You've got the tone down dead-straight perfect. Except for being about six times longer than any such piece would ever be, even in the Post, even when it was their own building playing a role in the story. But aside from that--and the notion that they would/could make the effort and expend the time and money to track down all those sources connected to our perpetrator Mr. "Cater"--it sounds just about perfect.
Cheers. You ever go looking for a real news job (not that i would suspect you might already have such employment and just be snarkin' 'n' slummin' around wit us here on this high holy day of Hilaritarianism) be sure to put us down for a recommendation, y'hear? :)
Angela has a blog
A pretty rudimentary one, so far, but ya gotta start somewhere.
Thanks for the kind words.

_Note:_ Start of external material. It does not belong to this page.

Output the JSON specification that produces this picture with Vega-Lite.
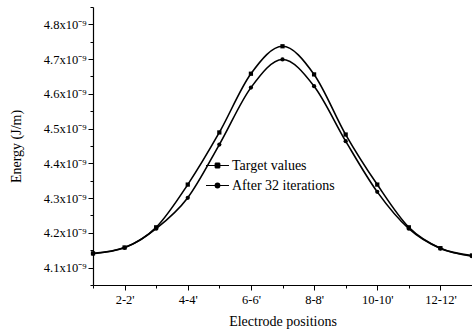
{
  "$schema": "https://vega.github.io/schema/vega-lite/v6.json",
  "width": 379,
  "height": 278,
  "autosize": {"type": "none"},
  "padding": {"left": 93, "top": 7, "right": 0, "bottom": 48},
  "background": "white",
  "config": {
    "view": {"stroke": null},
    "font": "Liberation Serif",
    "axis": {"grid": false, "domainColor": "black", "tickColor": "black", "labelColor": "black", "titleColor": "black", "labelFont": "Liberation Serif", "titleFont": "Liberation Serif", "labelFontSize": 12.5, "titleFontSize": 14, "titleFontWeight": "normal", "domainWidth": 1.2, "tickWidth": 1}
  },
  "data": {
    "values": [
      {"pos": 1, "series": "Target values", "energy": 4.141},
      {"pos": 2, "series": "Target values", "energy": 4.158},
      {"pos": 3, "series": "Target values", "energy": 4.216},
      {"pos": 4, "series": "Target values", "energy": 4.339},
      {"pos": 5, "series": "Target values", "energy": 4.489},
      {"pos": 6, "series": "Target values", "energy": 4.658},
      {"pos": 7, "series": "Target values", "energy": 4.737},
      {"pos": 8, "series": "Target values", "energy": 4.656},
      {"pos": 9, "series": "Target values", "energy": 4.483},
      {"pos": 10, "series": "Target values", "energy": 4.339},
      {"pos": 11, "series": "Target values", "energy": 4.216},
      {"pos": 12, "series": "Target values", "energy": 4.156},
      {"pos": 13, "series": "Target values", "energy": 4.135},
      {"pos": 1, "series": "After 32 iterations", "energy": 4.140},
      {"pos": 2, "series": "After 32 iterations", "energy": 4.157},
      {"pos": 3, "series": "After 32 iterations", "energy": 4.212},
      {"pos": 4, "series": "After 32 iterations", "energy": 4.301},
      {"pos": 5, "series": "After 32 iterations", "energy": 4.454},
      {"pos": 6, "series": "After 32 iterations", "energy": 4.618},
      {"pos": 7, "series": "After 32 iterations", "energy": 4.699},
      {"pos": 8, "series": "After 32 iterations", "energy": 4.622},
      {"pos": 9, "series": "After 32 iterations", "energy": 4.464},
      {"pos": 10, "series": "After 32 iterations", "energy": 4.318},
      {"pos": 11, "series": "After 32 iterations", "energy": 4.212},
      {"pos": 12, "series": "After 32 iterations", "energy": 4.155},
      {"pos": 13, "series": "After 32 iterations", "energy": 4.133}
    ]
  },
  "encoding": {
    "x": {
      "field": "pos", "type": "quantitative",
      "scale": {"domain": [1, 13], "nice": false, "zero": false},
      "axis": {
        "title": "Electrode positions",
        "values": [1,2,3,4,5,6,7,8,9,10,11,12,13],
        "labelExpr": "datum.value % 2 == 0 ? datum.value + '-' + datum.value + \"'\" : ''",
        "tickSize": {"condition": {"test": "datum.value % 2 == 0", "value": 5}, "value": 3},
        "labelPadding": 3,
        "titlePadding": 9
      }
    },
    "y": {
      "field": "energy", "type": "quantitative",
      "scale": {"domain": [4.05, 4.85], "nice": false, "zero": false},
      "axis": {
        "title": "Energy (J/m)",
        "values": [4.05,4.1,4.15,4.2,4.25,4.3,4.35,4.4,4.45,4.5,4.55,4.6,4.65,4.7,4.75,4.8,4.85],
        "labelExpr": "abs(datum.value*10 - round(datum.value*10)) < 0.01 ? format(datum.value, '.1f') + 'x10⁻⁹' : ''",
        "tickSize": {"condition": {"test": "abs(datum.value*10 - round(datum.value*10)) < 0.01", "value": 5}, "value": 3},
        "labelPadding": 2,
        "titlePadding": 20
      }
    }
  },
  "layer": [
    {
      "mark": {"type": "line", "interpolate": "monotone", "color": "black", "strokeWidth": 1.6},
      "encoding": {"detail": {"field": "series"}}
    },
    {
      "mark": {"type": "point", "filled": true, "color": "black", "size": 18, "opacity": 1},
      "encoding": {
        "shape": {
          "field": "series", "type": "nominal",
          "scale": {"domain": ["Target values", "After 32 iterations"], "range": ["square", "circle"]},
          "legend": null
        }
      }
    },
    {
      "mark": {"type": "point", "filled": false, "color": "black", "strokeWidth": 1, "opacity": 1},
      "encoding": {
        "size": {"value": 0},
        "shape": {
          "field": "series", "type": "nominal",
          "scale": {"domain": ["Target values", "After 32 iterations"], "range": [
            "M-1,0H1M-0.2,-0.2H0.2M-0.2,-0.1H0.2M-0.2,0.1H0.2M-0.2,0.2H0.2M-0.2,-0.2V0.2M0.2,-0.2V0.2M0,-0.2V0.2",
            "M-1,0H1M-0.173,-0.1H0.173M-0.173,0.1H0.173M-0.132,-0.15H0.132M-0.132,0.15H0.132M-0.194,-0.05H0.194M-0.194,0.05H0.194M0,-0.2V0.2M-0.2,0A0.2,0.2 0 1,0 0.2,0A0.2,0.2 0 1,0 -0.2,0"
          ]},
          "legend": {
            "title": null,
            "orient": "none",
            "legendX": 112,
            "legendY": 146,
            "padding": 0,
            "rowPadding": -10,
            "symbolOpacity": 1,
            "symbolStrokeColor": "black",
            "symbolStrokeWidth": 1.2,
            "symbolSize": 529,
            "labelFont": "Liberation Serif",
            "labelFontSize": 14,
            "labelColor": "black",
            "labelOffset": 2
          }
        }
      }
    }
  ],
  "resolve": {"scale": {"shape": "independent"}, "legend": {"shape": "independent"}}
}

I certainly prefer those to being called a concern troll (on another thread earlier).
You're right about what I do for a living -- or would, if there were any such jobs still worth having, or gettable by someone who actually knows how the world works and what the rights of workers are.
In a truly depressing development, almost all the colleagues who read that swallowed it whole, right down to expressing surprise that the "anonymous quote" promise was apparently violated by the reporter in the next breath. I treasure the few friends who read it carefully enough to notice the names.
BTW, you should Google the reporter's name. See, esp., the second item that comes up.